====== Dataset content
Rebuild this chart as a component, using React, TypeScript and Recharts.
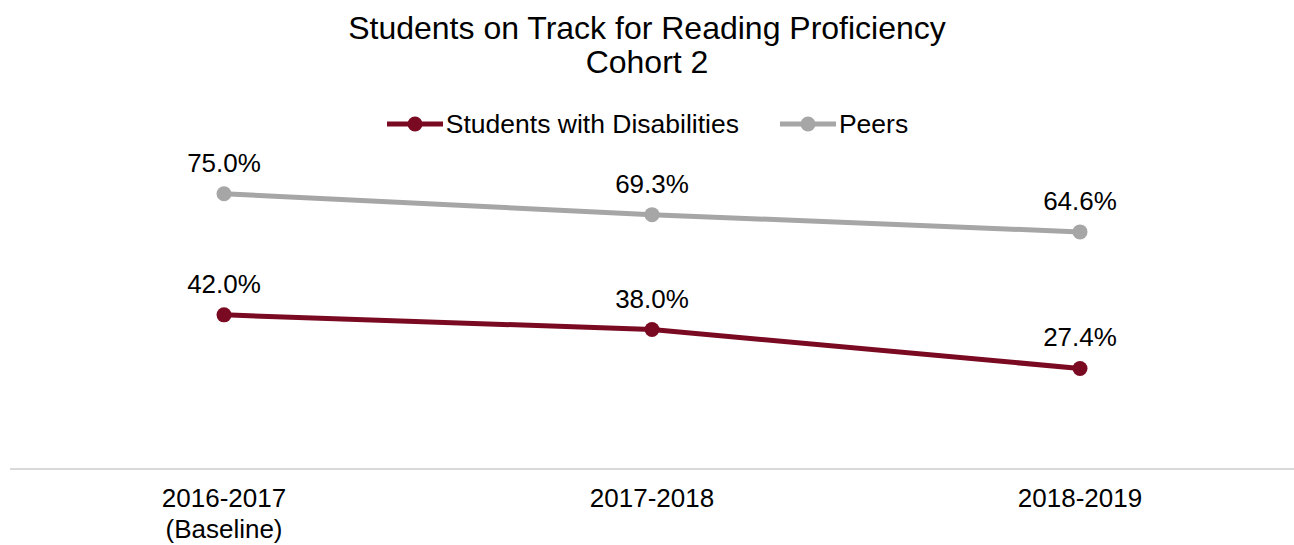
import React from "react";
import { LineChart, Line, XAxis, YAxis, LabelList } from "recharts";

const categories = ["2016-2017\n(Baseline)", "2017-2018", "2018-2019"];
const swdValues = [42.0, 38.0, 27.4];
const peerValues = [75.0, 69.3, 64.6];

const RED = "#7A0A22";
const GRAY = "#A6A6A6";
const FONT = "'Liberation Sans', Arial, sans-serif";

const data = categories.map((c, i) => ({
  year: c,
  swd: swdValues[i],
  peers: peerValues[i],
}));

const YearTick = ({ x, y, payload }: any) => {
  const lines = String(payload.value).split("\n");
  return (
    <text x={x} y={y} textAnchor="middle" fontSize={26} fill="#000" fontFamily={FONT}>
      {lines.map((l, i) => (
        <tspan key={i} x={x} dy={i === 0 ? 30 : 31}>
          {l}
        </tspan>
      ))}
    </text>
  );
};

const PctLabel = ({ x, y, value }: any) => (
  <text x={x} y={y - 22} textAnchor="middle" fontSize={26} fill="#000" fontFamily={FONT}>
    {Number(value).toFixed(1)}%
  </text>
);

const legendItems = [
  { name: "Students with Disabilities", color: RED },
  { name: "Peers", color: GRAY },
];

const LegendBox = () => (
  <div
    style={{
      position: "absolute",
      top: 108,
      left: 0,
      width: 1294,
      height: 32,
      display: "flex",
      justifyContent: "center",
      alignItems: "center",
      gap: 40,
      fontFamily: FONT,
      fontSize: 26.5,
    }}
  >
    {legendItems.map((it) => (
      <div key={it.name} style={{ display: "flex", alignItems: "center" }}>
        <svg width={58} height={18} style={{ marginRight: 2 }}>
          <line x1={1} y1={9} x2={57} y2={9} stroke={it.color} strokeWidth={5} />
          <circle cx={29} cy={9} r={7.5} fill={it.color} />
        </svg>
        <span style={{ color: "#000" }}>{it.name}</span>
      </div>
    ))}
  </div>
);

export default function App() {
  return (
    <div style={{ position: "relative", width: 1294, height: 545, background: "#fff" }}>
      <style>{"body{margin:0}"}</style>
      <div
        style={{
          position: "absolute",
          top: 11,
          left: 0,
          width: 1294,
          textAlign: "center",
          fontFamily: FONT,
          fontSize: 32,
          lineHeight: "34px",
          color: "#000",
        }}
      >
        Students on Track for Reading Proficiency
        <br />
        Cohort 2
      </div>
      <LegendBox />
      <LineChart width={1294} height={545} data={data} margin={{ top: 102, right: 0, bottom: 46, left: 10 }}>
        <XAxis
          dataKey="year"
          axisLine={{ stroke: "#D9D9D9", strokeWidth: 2 }}
          tickLine={false}
          tick={<YearTick />}
          interval={0}
          padding={{ left: 214, right: 214 }}
        />
        <YAxis hide domain={[0, 100]} />
        <Line
          dataKey="swd"
          name="Students with Disabilities"
          stroke={RED}
          strokeWidth={5}
          dot={{ r: 7.5, fill: RED, stroke: RED, strokeWidth: 0 }}
          isAnimationActive={false}
        >
          <LabelList dataKey="swd" content={<PctLabel />} />
        </Line>
        <Line
          dataKey="peers"
          name="Peers"
          stroke={GRAY}
          strokeWidth={5}
          dot={{ r: 7.5, fill: GRAY, stroke: GRAY, strokeWidth: 0 }}
          isAnimationActive={false}
        >
          <LabelList dataKey="peers" content={<PctLabel />} />
        </Line>
      </LineChart>
    </div>
  );
}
============
| Stated problem |
Do not include the images; transcribe the rest of the listing exactly.

| Response |
Rebuild this chart as a component, using React, TypeScript and Recharts.
import React from "react";
import { LineChart, Line, XAxis, YAxis, LabelList } from "recharts";

const categories = ["2016-2017\n(Baseline)", "2017-2018", "2018-2019"];
const swdValues = [42.0, 38.0, 27.4];
const peerValues = [75.0, 69.3, 64.6];

const RED = "#7A0A22";
const GRAY = "#A6A6A6";
const FONT = "'Liberation Sans', Arial, sans-serif";

const data = categories.map((c, i) => ({
  year: c,
  swd: swdValues[i],
  peers: peerValues[i],
}));

const YearTick = ({ x, y, payload }: any) => {
  const lines = String(payload.value).split("\n");
  return (
    <text x={x} y={y} textAnchor="middle" fontSize={26} fill="#000" fontFamily={FONT}>
      {lines.map((l, i) => (
        <tspan key={i} x={x} dy={i === 0 ? 30 : 31}>
          {l}
        </tspan>
      ))}
    </text>
  );
};

const PctLabel = ({ x, y, value }: any) => (
  <text x={x} y={y - 22} textAnchor="middle" fontSize={26} fill="#000" fontFamily={FONT}>
    {Number(value).toFixed(1)}%
  </text>
);

const legendItems = [
  { name: "Students with Disabilities", color: RED },
  { name: "Peers", color: GRAY },
];

const LegendBox = () => (
  <div
    style={{
      position: "absolute",
      top: 108,
      left: 0,
      width: 1294,
      height: 32,
      display: "flex",
      justifyContent: "center",
      alignItems: "center",
      gap: 40,
      fontFamily: FONT,
      fontSize: 26.5,
    }}
  >
    {legendItems.map((it) => (
      <div key={it.name} style={{ display: "flex", alignItems: "center" }}>
        <svg width={58} height={18} style={{ marginRight: 2 }}>
          <line x1={1} y1={9} x2={57} y2={9} stroke={it.color} strokeWidth={5} />
          <circle cx={29} cy={9} r={7.5} fill={it.color} />
        </svg>
        <span style={{ color: "#000" }}>{it.name}</span>
      </div>
    ))}
  </div>
);

export default function App() {
  return (
    <div style={{ position: "relative", width: 1294, height: 545, background: "#fff" }}>
      <style>{"body{margin:0}"}</style>
      <div
        style={{
          position: "absolute",
          top: 11,
          left: 0,
          width: 1294,
          textAlign: "center",
          fontFamily: FONT,
          fontSize: 32,
          lineHeight: "34px",
          color: "#000",
        }}
      >
        Students on Track for Reading Proficiency
        <br />
        Cohort 2
      </div>
      <LegendBox />
      <LineChart width={1294} height={545} data={data} margin={{ top: 102, right: 0, bottom: 46, left: 10 }}>
        <XAxis
          dataKey="year"
          axisLine={{ stroke: "#D9D9D9", strokeWidth: 2 }}
          tickLine={false}
          tick={<YearTick />}
          interval={0}
          padding={{ left: 214, right: 214 }}
        />
        <YAxis hide domain={[0, 100]} />
        <Line
          dataKey="swd"
          name="Students with Disabilities"
          stroke={RED}
          strokeWidth={5}
          dot={{ r: 7.5, fill: RED, stroke: RED, strokeWidth: 0 }}
          isAnimationActive={false}
        >
          <LabelList dataKey="swd" content={<PctLabel />} />
        </Line>
        <Line
          dataKey="peers"
          name="Peers"
          stroke={GRAY}
          strokeWidth={5}
          dot={{ r: 7.5, fill: GRAY, stroke: GRAY, strokeWidth: 0 }}
          isAnimationActive={false}
        >
          <LabelList dataKey="peers" content={<PctLabel />} />
        </Line>
      </LineChart>
    </div>
  );
}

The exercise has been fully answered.